Although the rabbis' letter does not include their names, the fact that it is published in the official publications of the UTJ and Shas parties means it has been endorsed by leaders of the different denominations – Ashkenazim, Hasidim, Lithuanian and Sephardim.

 

Threatening letters, graffiti

A day before last month's Rosh Chodesh prayer, Rabbi Ovadia Yosef and Rabbi Aharon Yehuda Leib Shteinman called on haredi seminary girls to face the Women of the Wall at the holy site in order to overshadow their prayer.

 

Thousands of seminary students accepted the rabbis' call and arrived at the Western Wall plaza on the morning of the prayer.

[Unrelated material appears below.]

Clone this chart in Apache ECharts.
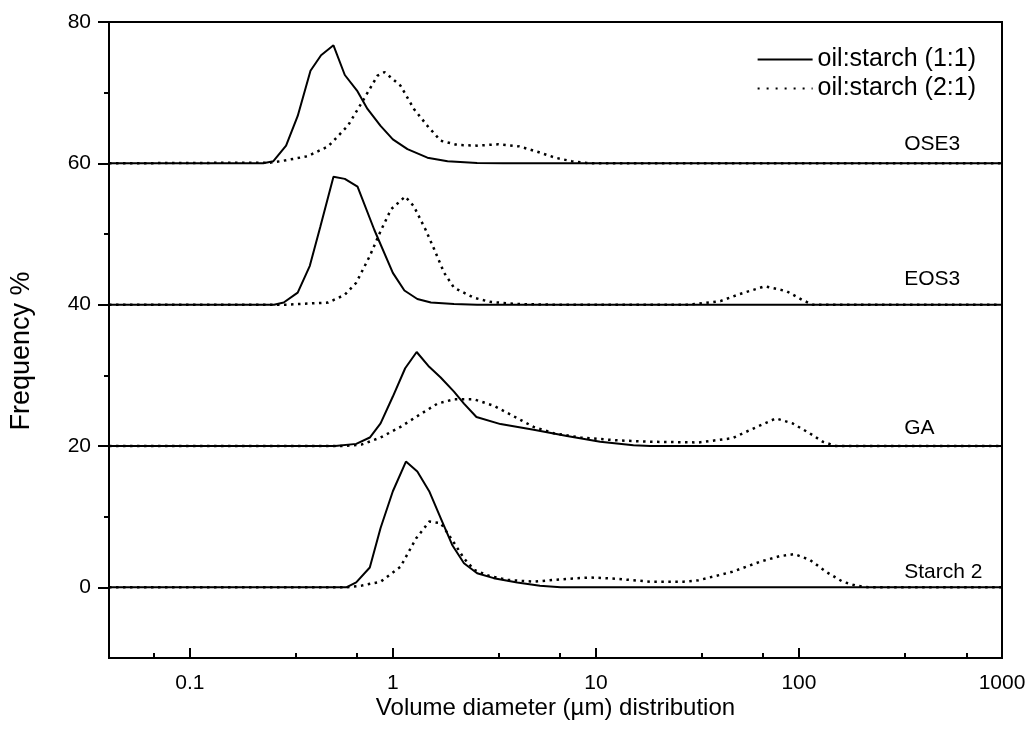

They were joined by thousands of young haredi men.

 

A mass brawl erupted at the site at around 6:30 am, during which garbage, water, coffee and various objects were flung at dozens of Women of the Wall and police forming a human barrier between the female group and the haredi protestors. Three yeshiva students were detained during the clashes. Two police officers were injured lightly.

 

Several days ago, Israel's Chief Rabbis Yona Metzger and Shlomo Amar received threatening letters stating that "if the Women of the Wall are not allowed to pray according to our ways and custom, we will fight you with all measures, and you will return home with 100 bodies of haredim."

 

The paper included a picture of a gun with the caption, "We will no longer practice restraint. We will re-liberate the Western Wall."

 

A similar letter was sent to the rabbi of the Western Wall and holy sites, Shmuel Rabinowitz, and to Knesset Member Moshe Gafni (UTJ).

 

About two weeks ago, vandals spray-painted threats on the apartment door of an executive board member of the Women of the Wall organization, Peggy Cidor, in what seemed to be a haredi version of the "price tag" acts against the liberal female worshippers.

 

Entitled "Torah tag," the graffiti read: "Peggy, you're the first. We know where you live. Jerusalem is holly. The Western Wall would not be forfeited. The Women of the Wall are villains."

 

In late April, the Jerusalem District Court ruled that women praying at the Western Wall need not fear police threats of arrest if seen wearing traditional ceremonial attire associated with the religion’s males.

 

The order, which said women may pray with prayer shawls and phylacteries, was seen as a major victory the Women of the Wall group, which has been struggling for almost 25-years against police and Orthodox Jewish authorities in charge of the site, for the right to defy traditional restrictions.

 

The court said that the wearing of traditional male prayer accessories by women was not a violation of “local custom” or a “provocation,” the legal reasoning that allows police to act. The ruling also said that women were not obligated to pray at the alternative Robinson’s Arch site.